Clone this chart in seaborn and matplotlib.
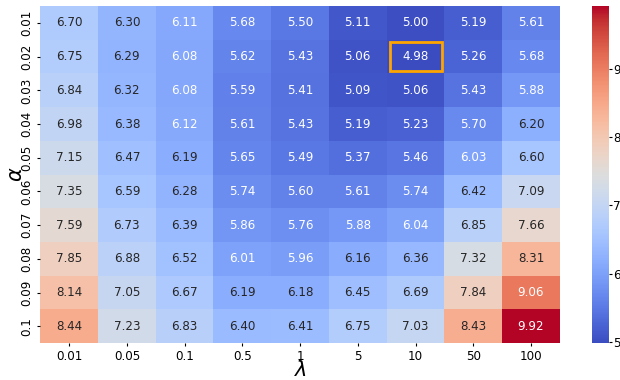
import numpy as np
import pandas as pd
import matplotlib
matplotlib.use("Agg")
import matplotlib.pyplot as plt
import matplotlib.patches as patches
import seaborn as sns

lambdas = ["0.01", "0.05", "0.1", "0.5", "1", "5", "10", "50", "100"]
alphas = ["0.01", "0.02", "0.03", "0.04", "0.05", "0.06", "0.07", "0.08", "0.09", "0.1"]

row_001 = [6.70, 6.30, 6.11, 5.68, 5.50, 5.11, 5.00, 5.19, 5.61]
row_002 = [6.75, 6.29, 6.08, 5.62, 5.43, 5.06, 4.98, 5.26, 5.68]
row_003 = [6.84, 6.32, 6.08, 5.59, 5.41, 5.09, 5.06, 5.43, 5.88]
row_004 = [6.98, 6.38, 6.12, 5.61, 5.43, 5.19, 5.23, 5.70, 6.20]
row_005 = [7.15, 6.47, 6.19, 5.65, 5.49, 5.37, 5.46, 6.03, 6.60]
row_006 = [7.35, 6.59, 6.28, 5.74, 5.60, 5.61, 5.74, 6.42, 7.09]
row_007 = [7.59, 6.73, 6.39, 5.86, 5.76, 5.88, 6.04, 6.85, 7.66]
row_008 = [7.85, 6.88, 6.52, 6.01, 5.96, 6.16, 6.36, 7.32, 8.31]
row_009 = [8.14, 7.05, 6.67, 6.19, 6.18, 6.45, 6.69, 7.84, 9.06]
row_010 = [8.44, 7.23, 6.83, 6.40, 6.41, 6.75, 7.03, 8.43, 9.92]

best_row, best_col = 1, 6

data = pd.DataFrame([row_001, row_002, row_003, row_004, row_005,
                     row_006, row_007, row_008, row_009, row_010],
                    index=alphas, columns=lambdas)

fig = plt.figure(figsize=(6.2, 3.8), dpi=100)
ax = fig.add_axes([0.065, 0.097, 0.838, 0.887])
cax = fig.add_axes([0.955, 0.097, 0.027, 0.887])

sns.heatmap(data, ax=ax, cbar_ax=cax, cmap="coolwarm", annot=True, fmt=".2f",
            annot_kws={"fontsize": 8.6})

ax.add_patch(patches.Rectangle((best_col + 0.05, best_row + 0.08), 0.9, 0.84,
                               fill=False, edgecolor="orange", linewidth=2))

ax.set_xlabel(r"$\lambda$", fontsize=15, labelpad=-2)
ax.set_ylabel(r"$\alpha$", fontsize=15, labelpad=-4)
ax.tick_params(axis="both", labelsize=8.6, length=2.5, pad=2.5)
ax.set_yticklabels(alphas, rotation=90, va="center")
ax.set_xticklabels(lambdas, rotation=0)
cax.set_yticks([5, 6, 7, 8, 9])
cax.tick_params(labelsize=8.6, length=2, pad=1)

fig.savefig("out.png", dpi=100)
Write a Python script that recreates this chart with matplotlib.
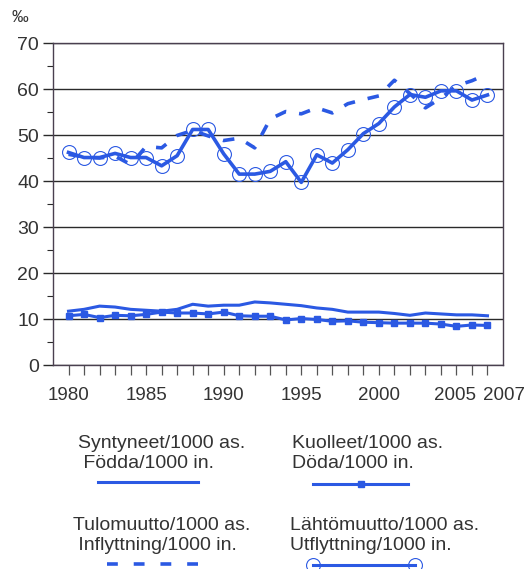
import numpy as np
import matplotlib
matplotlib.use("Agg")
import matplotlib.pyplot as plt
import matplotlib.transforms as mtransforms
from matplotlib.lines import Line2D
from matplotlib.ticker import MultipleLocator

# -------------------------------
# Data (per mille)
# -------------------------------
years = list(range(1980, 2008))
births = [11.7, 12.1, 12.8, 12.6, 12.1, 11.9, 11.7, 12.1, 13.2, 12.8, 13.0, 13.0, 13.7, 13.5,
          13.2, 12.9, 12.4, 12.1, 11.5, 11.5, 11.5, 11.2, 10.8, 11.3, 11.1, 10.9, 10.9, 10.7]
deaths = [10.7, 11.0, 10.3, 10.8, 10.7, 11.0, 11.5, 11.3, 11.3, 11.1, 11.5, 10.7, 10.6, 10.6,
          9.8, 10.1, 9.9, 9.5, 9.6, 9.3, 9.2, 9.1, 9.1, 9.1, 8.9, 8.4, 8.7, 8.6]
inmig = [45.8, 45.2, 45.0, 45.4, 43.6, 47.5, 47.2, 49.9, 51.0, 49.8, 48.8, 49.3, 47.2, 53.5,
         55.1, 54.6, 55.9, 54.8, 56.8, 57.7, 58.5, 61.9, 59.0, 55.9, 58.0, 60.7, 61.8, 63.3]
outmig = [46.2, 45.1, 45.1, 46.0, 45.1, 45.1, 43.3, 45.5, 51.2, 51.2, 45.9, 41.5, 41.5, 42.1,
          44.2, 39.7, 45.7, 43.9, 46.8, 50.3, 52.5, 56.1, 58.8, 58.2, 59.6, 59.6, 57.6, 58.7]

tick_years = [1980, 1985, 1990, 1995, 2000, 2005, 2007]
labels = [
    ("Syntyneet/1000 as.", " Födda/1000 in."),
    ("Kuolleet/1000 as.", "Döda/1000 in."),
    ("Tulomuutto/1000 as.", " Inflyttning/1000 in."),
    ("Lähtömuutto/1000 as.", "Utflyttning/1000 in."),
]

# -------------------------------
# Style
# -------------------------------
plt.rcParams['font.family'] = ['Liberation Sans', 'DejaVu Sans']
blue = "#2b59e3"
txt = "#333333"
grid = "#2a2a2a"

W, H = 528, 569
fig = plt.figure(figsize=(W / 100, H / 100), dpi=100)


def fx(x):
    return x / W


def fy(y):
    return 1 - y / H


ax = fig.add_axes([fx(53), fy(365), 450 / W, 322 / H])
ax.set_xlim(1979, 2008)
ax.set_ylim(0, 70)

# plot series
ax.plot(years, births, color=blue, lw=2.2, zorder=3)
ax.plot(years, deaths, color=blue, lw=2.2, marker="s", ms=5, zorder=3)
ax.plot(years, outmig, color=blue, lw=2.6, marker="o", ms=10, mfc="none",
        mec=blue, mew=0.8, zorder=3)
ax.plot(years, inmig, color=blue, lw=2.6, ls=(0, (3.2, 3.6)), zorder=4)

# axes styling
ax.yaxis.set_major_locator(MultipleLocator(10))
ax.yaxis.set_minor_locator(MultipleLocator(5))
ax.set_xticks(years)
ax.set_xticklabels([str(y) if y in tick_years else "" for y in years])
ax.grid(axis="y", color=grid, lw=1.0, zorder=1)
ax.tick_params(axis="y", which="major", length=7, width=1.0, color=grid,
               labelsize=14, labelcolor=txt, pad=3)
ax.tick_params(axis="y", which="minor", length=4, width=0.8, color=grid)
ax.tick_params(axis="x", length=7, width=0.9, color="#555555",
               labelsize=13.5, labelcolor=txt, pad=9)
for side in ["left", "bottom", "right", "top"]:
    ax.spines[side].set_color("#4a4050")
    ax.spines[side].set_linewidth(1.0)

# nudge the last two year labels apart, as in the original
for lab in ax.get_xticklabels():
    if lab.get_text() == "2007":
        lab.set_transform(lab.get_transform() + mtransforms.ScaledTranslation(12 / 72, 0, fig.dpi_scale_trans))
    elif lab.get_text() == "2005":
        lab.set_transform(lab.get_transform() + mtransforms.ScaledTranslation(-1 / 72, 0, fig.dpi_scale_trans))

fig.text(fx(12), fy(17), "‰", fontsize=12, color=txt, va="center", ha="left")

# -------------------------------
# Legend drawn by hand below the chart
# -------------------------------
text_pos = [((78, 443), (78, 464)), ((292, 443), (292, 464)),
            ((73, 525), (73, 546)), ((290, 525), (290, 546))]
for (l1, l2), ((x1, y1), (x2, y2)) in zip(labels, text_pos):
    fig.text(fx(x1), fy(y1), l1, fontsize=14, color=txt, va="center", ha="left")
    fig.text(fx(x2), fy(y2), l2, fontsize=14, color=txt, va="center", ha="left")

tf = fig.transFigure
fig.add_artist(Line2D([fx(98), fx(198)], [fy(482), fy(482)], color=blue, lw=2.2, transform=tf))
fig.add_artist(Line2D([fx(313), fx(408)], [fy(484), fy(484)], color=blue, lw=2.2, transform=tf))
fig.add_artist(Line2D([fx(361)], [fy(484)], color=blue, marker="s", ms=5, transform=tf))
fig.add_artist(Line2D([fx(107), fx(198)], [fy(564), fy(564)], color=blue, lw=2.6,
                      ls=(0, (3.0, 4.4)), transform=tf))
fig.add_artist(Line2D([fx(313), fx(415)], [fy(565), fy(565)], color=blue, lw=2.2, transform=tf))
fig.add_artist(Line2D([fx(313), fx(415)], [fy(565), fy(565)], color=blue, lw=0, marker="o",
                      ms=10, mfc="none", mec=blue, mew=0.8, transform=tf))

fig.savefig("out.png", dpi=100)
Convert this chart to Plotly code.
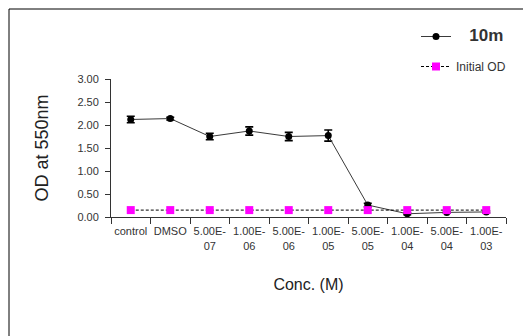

────────

• [EXERCISE] Using the entries above, repeat exactly the lines from the one with "Write a Python" to the one with "from matplotlib.ticker import MultipleLocator", both included, and leave the pictures behind.

• [ANSWER BELOW]
Write a Python script that recreates this chart with matplotlib.
import numpy as np
import matplotlib
matplotlib.use("Agg")
import matplotlib.pyplot as plt
import matplotlib.transforms as mtransforms
from matplotlib.lines import Line2D
from matplotlib.ticker import MultipleLocator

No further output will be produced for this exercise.